L’anticorpo monoclonale umanizzato anti-CD19 inebilizumab appare molto promettente nella desensibilizzazione nei pazienti iperimmuni candidati al trapianto renale e attualmente è in corso un trial randomizzato di fase II per valutarne l’efficacia [49]. Anche il tocilizumab, un anticorpo monoclonale umanizzato rivolto verso il recettore dell’IL6, appare un buon candidato nelle strategie di desensibilizzazione poiché agisce sul pathway infiammatorio, sulla maturazione dei linfociti T helper e sulla differenziazione dei linfociti B [50]. Inoltre l’efficacia dell’associazione tra tocilizumab e IVIG appare confermata [51]. Anche gli agenti inibitori del fattore di attivazione delle cellule B (BAFF) potrebbero rivestire un ruolo nelle strategie desensibilizzanti. Il fattore di attivazione delle cellule B (BAFF) è un omotrimero e membro della famiglia del fattore di necrosi tumorale (TNF) che si trova sulla superficie cellulare come proteina transmembrana oppure è rilasciato in forma solubile dopo scissione [52] il cui ruolo è fondamentale per la maturazione e proliferazione delle cellule B [53]. Il blocco di questa molecola può essere importante nella modulazione linfocitaria e nella produzione anticorpale. L’anticorpo monoclonale belimumab (Benlysta®), è stato il primo farmaco biologico che presenta una specifica azione contro BAFF proposto, in monoterapia, per la desensibilizzazione nel trapianto renale [54, 55].

 

Conclusioni

Possiamo affermare che il trattamento con l’imlifidase appare ben tollerato e con un elevato tasso di risposta valutata in termini di negativizzazione del cross match. Nei pazienti in cui tale farmaco è stato utilizzato per ottenere una desensibilizzazione non si sono osservati risultati differenti rispetto a quanto osservato utilizzando i protocolli standard di desensibilizzazione. In questa popolazione ad alto rischio, infatti, si è osservata una relativa stabilità della funzione dell’allotrapianto e un profilo di sicurezza a lungo termine senza incrementi significativi dei tassi di infezione o di malignità. Sebbene ulteriori studi possano definire l’utilizzo ottimale di questo nuovo agente, l’imlifidase costituisce un importante opzione per consentire il trapianto tra quei pazienti per i quali la dialisi a vita e la relativa morbilità possono essere l’unica alternativa.

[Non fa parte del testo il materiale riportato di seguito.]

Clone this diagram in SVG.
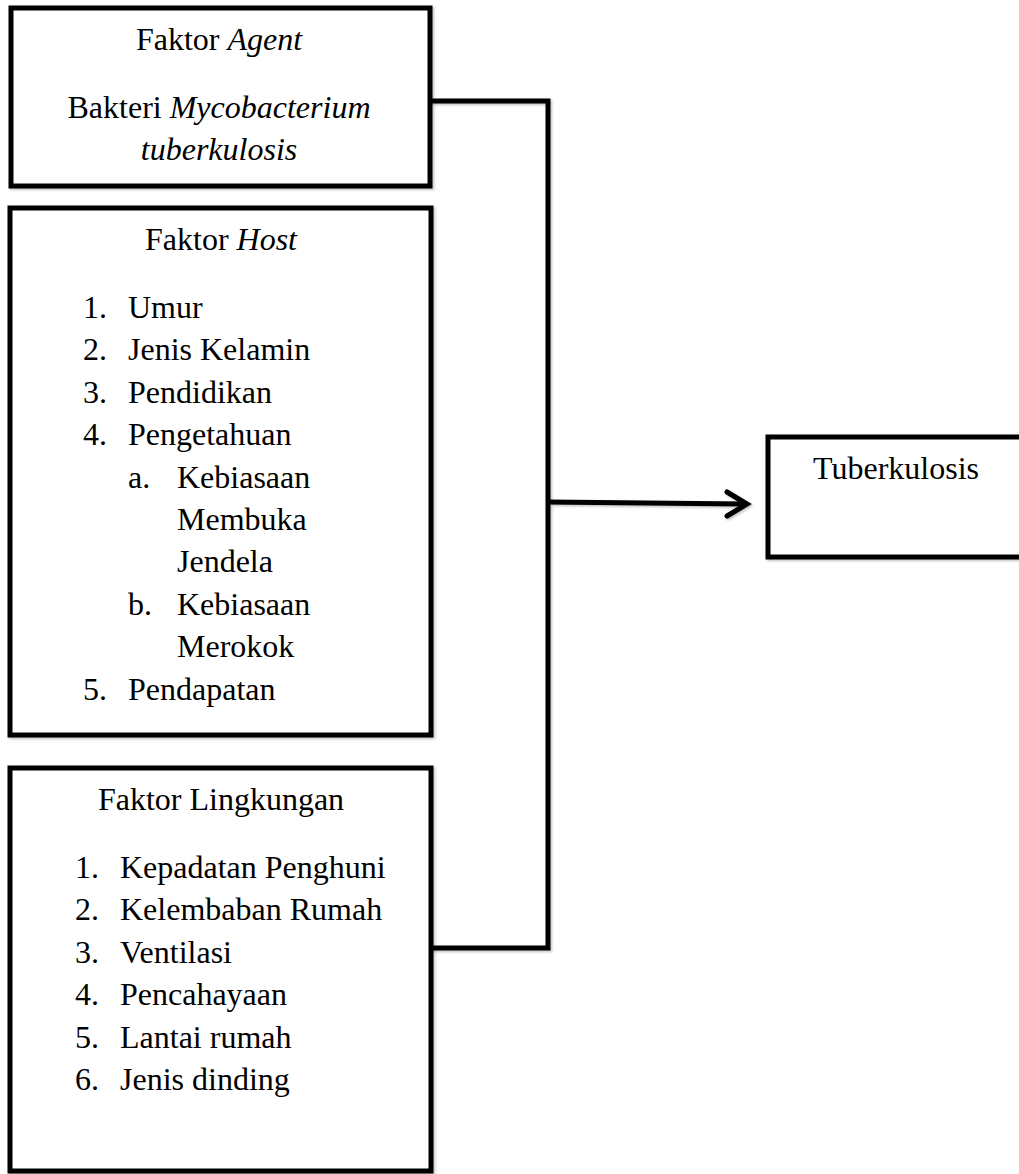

Al momento persistono dubbi circa il profilo di sicurezza del farmaco nel lungo periodo sebbene non siano evidenti particolari fenomeni di criticità. Tale limitazione deriva dal fatto che il numero dei pazienti indagati è basso e per tale motivo sono necessari ulteriori studi in tal senso. Ulteriori target terapeutici sono in fase di studio e rappresenteranno un valido strumento da affiancare alle terapie desensibilizzanti attualmente in uso. Si evidenzia, comunque, la necessità di una attenta valutazione dei candidati al trattamento con imlifidase, in considerazione degli effetti sistemici del farmaco e delle possibili complicanze.